Both lawyers and their clients have an obligation to adjust their respective practices to respond to the consequences of these legal developments. For a multinational corporation, the challenge of implementing policies to ensure compliance is twofold: First, the corporation must determine whether and to what extent its foreign affiliates should also establish compliance policies in light of the broad scope of U.S. discovery. Second, the corporation must ascertain which forms of electronic information should be considered when developing these policies and how they can be implemented to strike a balance between legal considerations and effective business practices.

One quick note on that second point. Corporations will do well to leave it to courts to “ascertain which forms of ESI should be considered in developing” their policies, rather than relying on their own expertise and judgement. An analysis of recent case law will confirm that company’s decisions are often in contrast to judicial expectations, and that is hardly the position in which an executive wants to find him(her)self. Formulate the policies with an eye to case law and the FRCP, state, and international rules. A complex calculation based on a series often ambiguous templates, I admit.

The article continues by examining the test for “control” of digital evidence with respect to multinationals:

To determine whether information sought from a corporate party’s foreign affiliate is within the party’s control, the decisive factor is the transactional relationship between the parties. A parent-subsidiary relationship between a U.S. corporation and its foreign affiliate is the clearest example of a relationship that would bring information held by the affiliate within the scope of Rule 34. See Middle District of North Carolina’s Uniden American Corp. v. Ericsson Inc., states, “[A] litigating parent corporation has control over the documents in the physical possession of its subsidiary corporation where the subsidiary is wholly owned or controlled by the parent corporation.”

The article also looks at what data is “reasonably accessible,” while discussing the Zubulake I categories of accessibility.

The Southern District of New York set forth a series of landmark rulings addressing this issue in Zubulake v.

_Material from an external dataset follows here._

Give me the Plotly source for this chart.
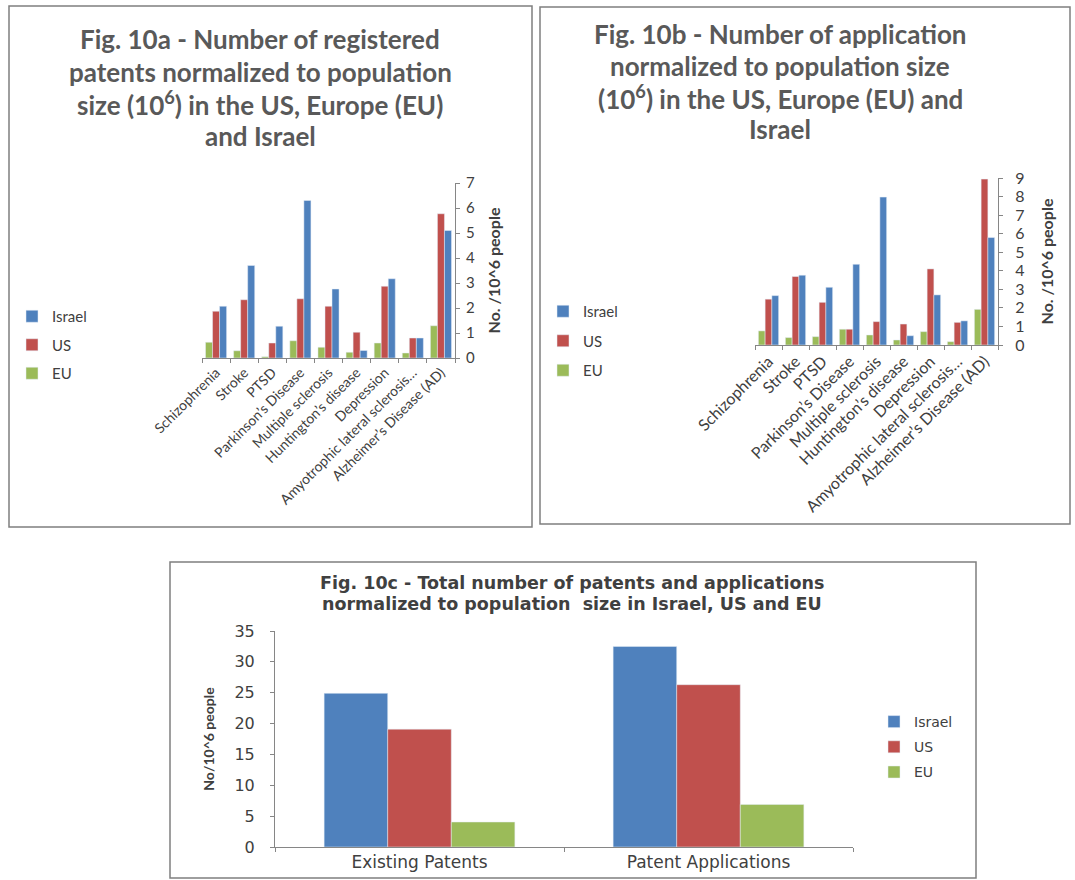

UBS Warburg LLC. In Zubulake I, the court established a framework for determining the accessibility of electronic information, recognizing that “whether electronic data is accessible or inaccessible turns largely on the media on which it is stored.” The court then set forth five categories of data listed in order from most accessible to least accessible. These categories are as follows:

Active-online data;

Near-line data;

Offline storage/archives;

Backup tapes; and

Erased, fragmented or damaged data.

Of these categories, the court identified the first three categories as accessible and the last two as inaccessible.

We’ve already noted in one post that back-up tapes aren’t always considered inaccessible data. How the tape system is used is a big factor in the determination. Furthermore, if you use tape to preserve data that you know is relevant to an ongoing dispute, and that data is found nowhere else, it is quite possible you will have to produce it at your own cost. Of course, ultimately a company can only show that it is making a reasonable effort. Perfection is not required.